Member of the Virginia House of Delegates from the Halifax County district
- In office 1932–1957
- Preceded by: William M. Tuck
- Succeeded by: Howard P. Anderson

Personal details
- Born: November 22, 1887 Paces, Virginia, U.S.
- Died: October 18, 1960 (aged 72) Paces, Virginia, U.S.
- Resting place: Halifax Memorial Gardens
- Party: Democratic
- Spouse: Blanche Crews Tune
- Children: 3
- Occupation: Politician; farmer;

= Roy B. Davis =

American politician (1887–1960)

Roy B. Davis (November 22, 1887 – October 18, 1960) was an American politician and farmer from Virginia. He served as a member of the Virginia House of Delegates, representing Halifax County from 1932 to 1957.

==Early life==
Roy B. Davis was born on November 22, 1887, to Ellen (née Kent) and Benjamin Courtland Davis, in Paces, Virginia. He was educated in public and private schools.

==Career==
Davis was a Democrat and was a member of the Halifax County Democratic Committee since 1931. He was elected in 1931 to serve Halifax County in the Virginia House of Delegates.

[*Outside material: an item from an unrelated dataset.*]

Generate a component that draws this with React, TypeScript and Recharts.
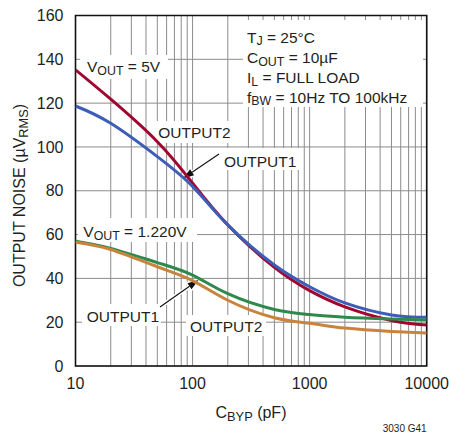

He served from 1932 until his retirement in 1957. He was a member of the Byrd Organization. He led the special committee on redistricting house and senate districts during the 1951–1952 session. He served as chairman of the privileges and elections committee. In 1955, he served as co-chairman of the hearings about school segregation. He was succeeded by Howard P. Anderson

Davis farmed tobacco in Halifax County with his son Roy Jr. He was president of the Virginia Farm Bureau Federation. He was a member of the board of trustees of Hargrave Military Academy.

==Personal life==
Davis married Blanche Crews Tune. They had a son and two daughters, Roy Jr., Mrs. Cecil B. Dickson and Mrs. Andrew Todd. He raised his successor in the General Assembly from a young age, Howard P. Anderson. He was chairman of the board of deacons of Mt. Zion Baptist Church.

Davis died of a heart attack on October 18, 1960, at his home in Paces. He was buried in Halifax Memorial Gardens.